Chi affoga sono i giovani che non trovano e troveranno sempre meno lavoro e i non garantiti che pagano sulla loro pelle i privilegi dei garantiti. Perché di privilegi si tratta e per pochi, come l’articolo 18 e lo stuolo di magistrati del lavoro iper-garantisti che non capiscono assolutamente nulla di organizzazione ed economia (e temo poco di norme, visto che tendono a darne interpretazioni auto-centrate). Privilegi figli di quella aberrazione che è una Costituzione che fonda sul lavoro una comunità, invece che fondarla sulla libertà individuale…

Ma nella cecità in cui è caduto il Paese, questi simulacri di un tempo che non c’è più fanno comodo al blocco di potere della conservazione che vi ha costruito una linea Maginot difficile da aggirare. E Renzi sembra un burattino dei pupi, frenetico, veloce di lingua, ma non in grado di usare davvero la spada o meglio l’ascia bipenne che servirebbe in questo momento.

Quell’ascia si chiama sospensione di ogni diritto acquisito. Per tutti: pensionati, politici, pubblici dipendenti, imprenditori. I diritti che non possiamo permetterci non sono diritti, ma privilegi, soprattutto se riguardano alcuni alle spalle di altri. E non deve sorprendere se quelli che ne godono alzano alti lai dicendo che sono conquiste. Sono conquiste per loro, sconfitte e disperazione per noi che dovremo pagarli. Il sociologo Ugo Ascoli qualche anno fa sosteneva che in Italia stavano saltando le solidarietà. Le solidarietà oggi sono insostenibili per cui è tempo di rifondare i patti di cittadinanza, nel lavoro, nel welfare e nell’economia. In questo ha ragione il Movimento 5 Stelle, anche se la proposta che fa è figlia dello stesso vittimismo e oggi sosterebbe molti degli stessi privilegi che ci hanno portato sulla soglia dell’abisso.

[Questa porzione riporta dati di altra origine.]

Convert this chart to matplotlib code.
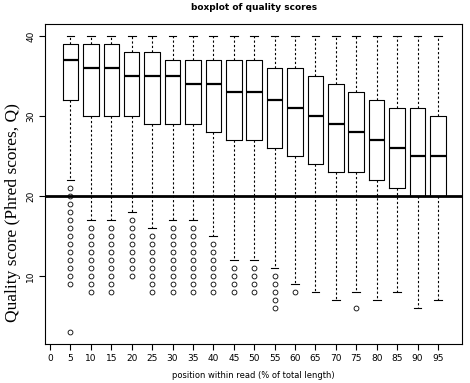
import matplotlib
matplotlib.use("Agg")
import matplotlib.pyplot as plt

# box statistics, one entry per read position
positions = [5, 10, 15, 20, 25, 30, 35, 40, 45, 50, 55, 60, 65, 70, 75, 80, 85, 90, 95]
medians = [37, 36, 36, 35, 35, 35, 34, 34, 33, 33, 32, 31, 30, 29, 28, 27, 26, 25, 25]
q1 = [32, 30, 30, 30, 29, 29, 29, 28, 27, 27, 26, 25, 24, 23, 23, 22, 21, 20, 20]
q3 = [39, 39, 39, 38, 38, 37, 37, 37, 37, 37, 36, 36, 35, 34, 33, 32, 31, 31, 30]
whisk_lo = [22, 17, 17, 18, 16, 17, 17, 15, 12, 12, 11, 9, 8, 7, 8, 7, 8, 6, 7]
whisk_hi = [40] * 19
outliers = [
    [21, 20, 19, 18, 17, 16, 15, 14, 13, 12, 11, 10, 9, 3],
    [16, 15, 14, 13, 12, 11, 10, 9, 8],
    [16, 15, 14, 13, 12, 11, 10, 9, 8],
    [17, 16, 15, 14, 13, 12, 11, 10],
    [15, 14, 13, 12, 11, 10, 9, 8],
    [16, 15, 14, 13, 12, 11, 10, 9, 8],
    [16, 15, 14, 13, 12, 11, 10, 9, 8],
    [14, 13, 12, 11, 10, 9, 8],
    [11, 10, 9, 8],
    [11, 10, 9, 8],
    [10, 9, 8, 7, 6],
    [8],
    [], [], [6], [], [], [], [],
]
xticks = list(range(0, 100, 5))
yticks = [10, 20, 30, 40]
threshold = 20

stats = []
for i in range(len(positions)):
    stats.append(dict(med=medians[i], q1=q1[i], q3=q3[i],
                      whislo=whisk_lo[i], whishi=whisk_hi[i], fliers=outliers[i]))

fig = plt.figure(figsize=(4.7, 3.83), dpi=100)
ax = fig.add_axes([0.096, 0.102, 0.887, 0.835])

ax.bxp(stats, positions=positions, widths=3.8, showfliers=True,
       boxprops=dict(color="black", linewidth=0.8),
       medianprops=dict(color="black", linewidth=1.6),
       whiskerprops=dict(color="black", linewidth=0.8, linestyle=(0, (2, 2))),
       capprops=dict(color="black", linewidth=0.8),
       capwidths=1.9,
       flierprops=dict(marker="o", markersize=3.5, markerfacecolor="none",
                       markeredgecolor="black", markeredgewidth=0.6))

ax.axhline(threshold, color="black", linewidth=2)

ax.set_xlim(-1.2, 100.9)
ax.set_ylim(1.52, 41.48)
ax.set_xticks(xticks)
ax.set_xticklabels([str(t) for t in xticks], fontsize=6.5)
ax.set_yticks(yticks)
ax.set_yticklabels([str(t) for t in yticks], fontsize=6.5, rotation=90, va="center")
ax.tick_params(length=4, width=0.8, pad=3)
for s in ax.spines.values():
    s.set_linewidth(0.8)

ax.set_title("boxplot of quality scores", fontsize=6.5, fontweight="bold", pad=10)
ax.set_xlabel("position within read (% of total length)", fontsize=6)
ax.xaxis.set_label_coords(0.5, -0.086)
ax.set_ylabel("Quality score (Phred scores, Q)", fontsize=12.5,
              family="Liberation Serif")
ax.yaxis.set_label_coords(-0.058, 0.41)

fig.savefig("out.png", dpi=100)
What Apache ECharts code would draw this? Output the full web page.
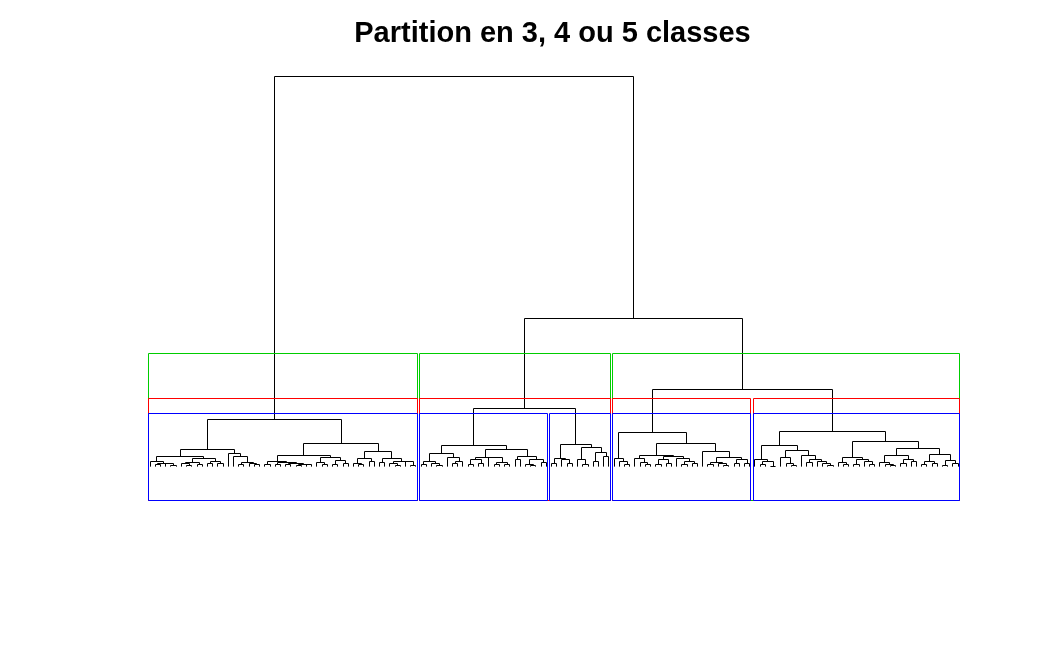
<!DOCTYPE html>
<html><head><meta charset="utf-8">
<script src="https://cdn.jsdelivr.net/npm/echarts@6/dist/echarts.min.js"></script>
<style>html,body{margin:0;padding:0;background:#fff}#c{width:1050px;height:648px}</style>
</head><body><div id="c"></div>
<script>
// ---- DATA ----
// Tree notation: a leaf is 0, a merge is [height, left, right]
const titleText = "Partition en 3, 4 ou 5 classes";
const cluster1 = [11.95,
  [4.45,
    [2.66,
      [1.38, 0, [0.9, [0.5, 0, 0], [0.7, 0, [0.4, 0, 0]]]],
      [2.15, [1.13, [0.8, 0, [0.4, 0, 0]], [0.5, 0, 0]], [1.38, [0.7, 0, 0], [0.9, 0, 0]]]],
    [3.43, 0, [2.66, 0, [1.13, [0.5, 0, 0], [0.9, 0, [0.56, 0, 0]]]]]],
  [6.0,
    [2.92,
      [1.38, [0.56, 0, 0], [1.0, [0.6, 0, 0], [0.85, [0.5, 0, 0], [0.65, [0.4, 0, 0], [0.5, 0, 0]]]]],
      [2.4, [1.13, 0, [0.5, 0, 0]], [1.5, [0.5, 0, 0], [0.8, 0, 0]]]],
    [4.0,
      [2.15, [0.9, 0, [0.5, 0, 0]], [1.2, 0, 0]],
      [2.0, [1.0, 0, 0], [1.4, [0.8, 0, [0.4, 0, 0]], [1.2, 0, [0.4, 0, 0]]]]]]];
const cluster2 = [5.48,
  [3.43,
    [1.38, [0.6, 0, 0], [0.7, 0, [0.4, 0, 0]]],
    [2.4, 0, [1.38, [0.8, 0, 0], 0]]],
  [4.45,
    [2.4,
      [1.7, [0.5, 0, 0], [0.8, 0, 0]],
      [2.35, 0, [1.13, [0.5, 0, 0], [0.6, 0, 0]]]],
    [2.66, [1.7, 0, 0], [1.7, [0.6, 0, [0.3, 0, 0]], [1.0, 0, 0]]]]];
const cluster3 = [5.73,
  [2.15, [0.8, 0, 0], [1.7, 0, [0.8, 0, 0]]],
  [4.97, [1.9, 0, [0.5, 0, 0]], [3.69, [1.38, 0, 0], [2.66, 0, 0]]]];
const cluster4 = [8.8,
  [2.15, 0, [1.38, 0, [0.5, 0, 0]]],
  [5.98,
    [2.92,
      [2.15, 0, [1.13, 0, [0.5, 0, 0]]],
      [2.6, [1.7, [0.6, 0, 0], [0.9, 0, 0]], [2.0, 0, [1.38, [0.6, 0, 0], [0.9, 0, 0]]]]],
    [3.94, 0,
      [2.4, [1.13, [0.5, 0, 0], [0.7, 0, [0.4, 0, 0]]], [1.9, [0.7, 0, 0], [0.9, 0, 0]]]]]];
const cluster5 = [9.06,
  [5.48,
    [1.9, 0, [1.38, [0.5, 0, 0], [0.15, 0, 0]]],
    [4.2,
      [2.4, 0, [0.85, 0, [0.3, 0, 0]]],
      [2.92, 0, [1.9, [1.13, 0, 0], [1.38, 0, [0.8, 0, [0.4, 0, 0]]]]]]],
  [6.5,
    [2.4, [1.13, 0, [0.5, 0, 0]], [1.9, [0.6, 0, 0], [1.38, 0, [0.6, 0, 0]]]],
    [4.7,
      [2.92, [1.13, 0, [0.5, 0, [0.3, 0, 0]]], [1.9, [0.7, 0, 0], [1.2, 0, 0]]],
      [3.17, [1.38, [0.5, 0, 0], [0.8, 0, 0]], [1.64, [0.4, 0, 0], [0.9, 0, 0]]]]]];
const upperHeights = [100, 38.0, 15.0, 19.8]; // root, right branch, clusters 2+3, clusters 4+5
const classCounts = [3, 4, 5];
const rectColors = ['#00CD00', '#FF0000', '#0000FF'];
const yBottom = -8.8;

// ---- BUILD ----
const tree = [upperHeights[0], cluster1,
  [upperHeights[1], [upperHeights[2], cluster2, cluster3], [upperHeights[3], cluster4, cluster5]]];

let leafCounter = 0;
const segs = [];
const mergeHeights = [];
function layout(node) {
  if (node === 0) { leafCounter++; return { x: leafCounter, h: 0 }; }
  const L = layout(node[1]), R = layout(node[2]);
  segs.push([L.x, R.x, node[0], L.h, R.h]);
  mergeHeights.push(node[0]);
  return { x: (L.x + R.x) / 2, h: node[0] };
}
layout(tree);
const N = leafCounter;
const sortedH = mergeHeights.slice().sort((a, b) => b - a);

function countLeaves(node) { return node === 0 ? 1 : countLeaves(node[1]) + countLeaves(node[2]); }
function ranges(node, cut, start, out) {
  const c = countLeaves(node);
  if (node === 0 || node[0] <= cut) { out.push([start, start + c - 1]); return c; }
  const a = ranges(node[1], cut, start, out);
  ranges(node[2], cut, start + a, out);
  return c;
}

const rectData = [];
classCounts.forEach((k, i) => {
  const cut = (sortedH[k - 2] + sortedH[k - 1]) / 2;
  const out = [];
  ranges(tree, cut, 1, out);
  out.forEach(r => rectData.push([r[0] - 1 + 0.66, r[1] + 0.33, cut, i]));
});

const snap = v => Math.floor(v) + 0.5;
const chart = echarts.init(document.getElementById('c'), null, { renderer: 'canvas' });
const ext = 0.04 * (N - 1);
chart.setOption({
  animation: false,
  backgroundColor: '#ffffff',
  grid: { left: 117.8, right: 59.5, top: 76, bottom: 147 },
  xAxis: { type: 'value', min: 1 - ext, max: N + ext, show: false },
  yAxis: { type: 'value', min: yBottom, max: upperHeights[0], show: false },
  series: [
    {
      type: 'custom', coordinateSystem: 'cartesian2d', data: segs, encode: { x: [0, 1], y: [2, 3, 4] }, silent: true,
      renderItem: function (params, api) {
        const p1 = api.coord([api.value(0), api.value(3)]);
        const p2 = api.coord([api.value(0), api.value(2)]);
        const p3 = api.coord([api.value(1), api.value(2)]);
        const p4 = api.coord([api.value(1), api.value(4)]);
        return {
          type: 'polyline',
          shape: { points: [[snap(p1[0]), p1[1]], [snap(p2[0]), snap(p2[1])], [snap(p3[0]), snap(p3[1])], [snap(p4[0]), p4[1]]] },
          style: { stroke: '#000', lineWidth: 1, fill: null }
        };
      }
    }
  ]
});

// rectangles of the 3-, 4- and 5-class partitions, placed through the chart's own scales
const gfx = [{
  type: 'text', x: 552.5, y: 34, z: 10,
  style: { text: titleText, font: 'bold 29px "Liberation Sans", Arial, sans-serif', fill: '#000', align: 'center', verticalAlign: 'middle' }
}];
rectData.forEach(r => {
  const a = chart.convertToPixel({ gridIndex: 0 }, [r[0], r[2]]);
  const b = chart.convertToPixel({ gridIndex: 0 }, [r[1], yBottom]);
  const x0 = snap(a[0]), y0 = snap(a[1]), x1 = Math.round(b[0]) - 0.5, y1 = snap(b[1]) - 1;
  gfx.push({
    type: 'polygon', z: 5, silent: true,
    shape: { points: [[x0, y0], [x1, y0], [x1, y1], [x0, y1]] },
    style: { stroke: rectColors[r[3]], lineWidth: 1, fill: null }
  });
});
chart.setOption({ graphic: gfx });
</script></body></html>
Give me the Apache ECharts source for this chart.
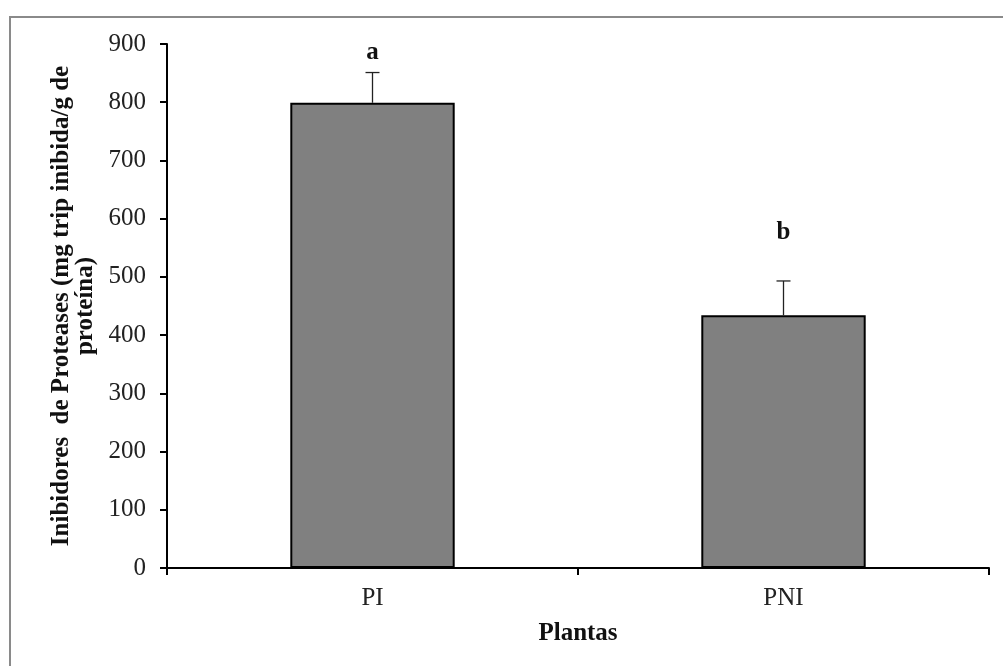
<!DOCTYPE html>
<html><head><meta charset="utf-8">
<script src="https://cdn.jsdelivr.net/npm/echarts@6/dist/echarts.min.js"></script>
<style>html,body{margin:0;padding:0;background:#fff}#c{width:1003px;height:666px}</style>
</head><body><div id="c"></div>
<script>
const categories = ['PI', 'PNI'];
const means = [799, 434];
const errors = [52, 59];
const letters = ['a', 'b'];
const letterValues = [885, 577];
const yTicks = [0, 100, 200, 300, 400, 500, 600, 700, 800, 900];

const chart = echarts.init(document.getElementById('c'), null, {renderer: 'canvas'});
const serif = '"Liberation Serif", "Times New Roman", serif';
chart.setOption({
  animation: false,
  backgroundColor: '#fff',
  graphic: [{
    type: 'rect', shape: {x: 10, y: 17, width: 1100, height: 800},
    style: {fill: 'none', stroke: '#8a8a8a', lineWidth: 2}, z: -1
  }],
  grid: {left: 167, right: 14, top: 44, bottom: 98, containLabel: false},
  xAxis: {
    type: 'category', data: categories,
    axisLine: {lineStyle: {color: '#000', width: 2}},
    axisTick: {show: true, length: 7, lineStyle: {color: '#000', width: 2}, alignWithLabel: false},
    axisLabel: {color: '#222', fontFamily: serif, fontSize: 25, margin: 18},
    name: 'Plantas', nameLocation: 'middle', nameGap: 53,
    nameTextStyle: {color: '#111', fontFamily: serif, fontSize: 25, fontWeight: 'bold'}
  },
  yAxis: {
    type: 'value', min: 0, max: 900, interval: 100,
    axisLine: {show: true, lineStyle: {color: '#000', width: 2}},
    axisTick: {show: true, length: 7, lineStyle: {color: '#000', width: 2}},
    splitLine: {show: false},
    axisLabel: {color: '#222', fontFamily: serif, fontSize: 25, margin: 21,
      formatter: v => yTicks.includes(v) ? String(v) : ''},
    name: 'Inibidores  de Proteases (mg trip inibida/g de\nproteína)',
    nameLocation: 'middle', nameGap: 62,
    nameTextStyle: {color: '#111', fontFamily: serif, fontSize: 25, fontWeight: 'bold', lineHeight: 24, align: 'center'}
  },
  series: [{
    type: 'bar', data: means, barWidth: '40%',
    itemStyle: {color: '#808080', borderColor: '#000', borderWidth: 2}
  }, {
    type: 'custom',
    data: categories.map((c, i) => [i, means[i], errors[i], letterValues[i]]),
    renderItem: function (params, api) {
      const i = api.value(0);
      const top = api.coord([i, api.value(1)]);
      const hi = api.coord([i, api.value(1) + api.value(2)]);
      const lt = api.coord([i, api.value(3)]);
      const cap = 7;
      return {type: 'group', children: [
        {type: 'line', shape: {x1: top[0], y1: top[1], x2: hi[0], y2: hi[1]}, style: {stroke: '#222', lineWidth: 1.3}},
        {type: 'line', shape: {x1: hi[0] - cap, y1: hi[1], x2: hi[0] + cap, y2: hi[1]}, style: {stroke: '#222', lineWidth: 1.3}},
        {type: 'text', x: lt[0], y: lt[1], style: {text: letters[params.dataIndex], fill: '#111',
          font: 'bold 25px ' + serif, align: 'center', verticalAlign: 'middle'}}
      ]};
    },
    z: 5
  }]
});
</script></body></html>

E qui si spiega perché ormai gioco le mie carte sul futuro del Paese sulla troika, piuttosto che su Renzi che non avrà mai il coraggio, lo spessore e la visione per fare quello che serve. Né sul mercato del lavoro, né sul Paese. Quindi, non ha senso commentare, ennesima voce nel deserto, non già un disegno di legge, ma le esternazioni del momento che domani cambieranno.